Upstairs, Nicholas Mangan’s “Termite Economies (Phase One)” brings the viewer back down to earth with a less whimsical aesthetic of insects and brown dirt. Mangan’s work is also the culmination of a research project. In this case, the Australian science agency CSIRO investigated termite behaviour in the hope their industrious methods might assist humans in their pursuit of gold.
Occupying a much smaller and contained space, nightmarish rather than dream-like, the dimly lit room accentuates the stark artificiality of the bay lights which illuminate Mangan’s earthy termite sculptures from above. The organic forms have been rendered by a 3D printing process and are cross-sectioned to reveal inner passages; human innovation and research meets animal instinct.
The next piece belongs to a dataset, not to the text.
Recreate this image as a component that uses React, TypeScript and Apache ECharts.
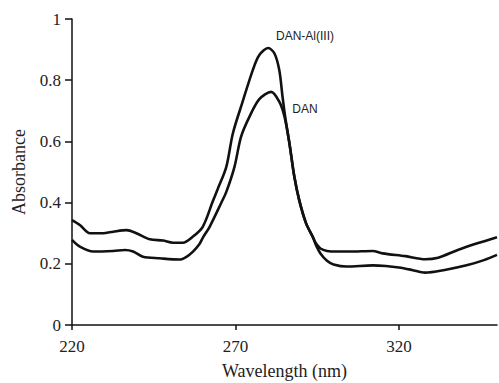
import React, { useEffect, useRef } from "react";
import * as echarts from "echarts";

const xTicks = [220, 270, 320];

const alWavelength = [220, 222.4, 225.5, 229.5, 232.6, 236.7, 239.7, 243.8, 247.8, 250.9, 253.9, 257, 260, 263.1, 264.6, 267.2, 269.2, 272.2, 275.3, 277.3, 280, 281.9, 283.4, 284.4, 285.2, 286.5, 288, 289.5, 291.6, 293.6, 294.6, 296, 298, 301, 305, 312, 315, 322, 328, 332, 338, 344, 350];
const alAbsorbance = [0.343, 0.327, 0.300, 0.300, 0.305, 0.310, 0.300, 0.280, 0.276, 0.269, 0.269, 0.289, 0.321, 0.405, 0.445, 0.517, 0.626, 0.730, 0.833, 0.882, 0.905, 0.888, 0.833, 0.746, 0.681, 0.594, 0.485, 0.408, 0.332, 0.289, 0.267, 0.250, 0.242, 0.240, 0.240, 0.242, 0.234, 0.225, 0.215, 0.220, 0.245, 0.267, 0.287];

const danWavelength = [220, 222.4, 226.5, 232.6, 236.2, 238.7, 241.7, 246.8, 252.9, 255, 257, 259, 260, 262.1, 265.6, 267.2, 269.7, 271.7, 274.3, 277.3, 280.9, 283.4, 285, 286.5, 288, 289.5, 291.6, 293.6, 294.6, 296, 298, 300, 304, 312, 316, 320, 324, 328, 334, 341, 346, 350];
const danAbsorbance = [0.278, 0.256, 0.240, 0.242, 0.245, 0.240, 0.223, 0.218, 0.214, 0.223, 0.240, 0.265, 0.285, 0.321, 0.398, 0.435, 0.517, 0.615, 0.681, 0.738, 0.762, 0.730, 0.681, 0.594, 0.485, 0.408, 0.332, 0.289, 0.262, 0.234, 0.210, 0.198, 0.191, 0.195, 0.193, 0.188, 0.180, 0.171, 0.180, 0.196, 0.212, 0.229];

const seriesNames = ["DAN-Al(III)", "DAN"];
const labelAnchors = [
  [282.4, 0.944],
  [287.4, 0.706],
];

const zip = (xs: number[], ys: number[]) => xs.map((x, i) => [x, ys[i]]);

export default function App() {
  const ref = useRef<HTMLDivElement>(null);
  useEffect(() => {
    document.body.style.margin = "0";
    const chart = echarts.init(ref.current!, null, { renderer: "svg" });
    const serif = "Liberation Serif";
    const sans = "Liberation Sans";
    const lineSeries = (name: string, data: number[][], anchor: number[]) => ({
      name,
      type: "line",
      data,
      smooth: 0.3,
      showSymbol: false,
      symbol: "none",
      lineStyle: { color: "#111", width: 2.6 },
      markPoint: {
        symbol: "circle",
        symbolSize: 0,
        data: [
          {
            coord: anchor,
            label: {
              show: true,
              formatter: name,
              position: "right",
              distance: 0,
              color: "#222",
              fontFamily: sans,
              fontSize: 12,
            },
          },
        ],
      },
    });
    chart.setOption({
      animation: false,
      textStyle: { fontFamily: serif },
      grid: { left: 72, right: 2, top: 19, bottom: 58, containLabel: false, outerBoundsMode: "none" },
      xAxis: {
        type: "value",
        min: 220,
        max: 350,
        name: "Wavelength (nm)",
        nameLocation: "middle",
        nameGap: 37,
        nameTextStyle: { fontFamily: serif, fontSize: 18, color: "#222" },
        axisLine: { lineStyle: { color: "#111", width: 1.5 } },
        axisTick: { customValues: xTicks, length: 5, lineStyle: { color: "#111", width: 1.5 } },
        axisLabel: { customValues: xTicks, margin: 13, fontFamily: serif, fontSize: 17, color: "#222" },
        splitLine: { show: false },
      },
      yAxis: {
        type: "value",
        min: 0,
        max: 1,
        interval: 0.2,
        name: "Absorbance",
        nameLocation: "middle",
        nameGap: 44,
        nameTextStyle: { fontFamily: serif, fontSize: 18, color: "#222" },
        axisLine: { show: true, lineStyle: { color: "#111", width: 1.5 } },
        axisTick: { show: true, length: 7, lineStyle: { color: "#111", width: 1.5 } },
        axisLabel: { margin: 11, fontFamily: serif, fontSize: 17, color: "#222" },
        splitLine: { show: false },
      },
      series: [
        lineSeries(seriesNames[0], zip(alWavelength, alAbsorbance), labelAnchors[0]),
        lineSeries(seriesNames[1], zip(danWavelength, danAbsorbance), labelAnchors[1]),
      ],
    });
    return () => chart.dispose();
  }, []);
  return <div ref={ref} style={{ width: 499, height: 383 }} />;
}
These sculptures provide an access point to thinking about recent capitalist pursuit, economic viability and its reflection on society’s behavior and motivation. We may well imagine ourselves as these little termite colonies and speculate on possible futures. Accompanying the sculptures, retro monitors play archival and recorded footage of termite activity, showing the termites at work and also at a cellular level. The juxtaposition of historical and contemporary objects and visuals position the ideas explored as trans-historical, looking at the past in less rigid and more speculative, all-encompassing ways.
Perhaps the resounding point over all is that a focus on the embodied experience of objects and the contested ideas they encompass may provide a deeper understanding the recent past and present moment. These two exhibitions are not to be rushed through and are made all the more meaningful if the viewer is committed to their own participation, thinking and research into the objects before them.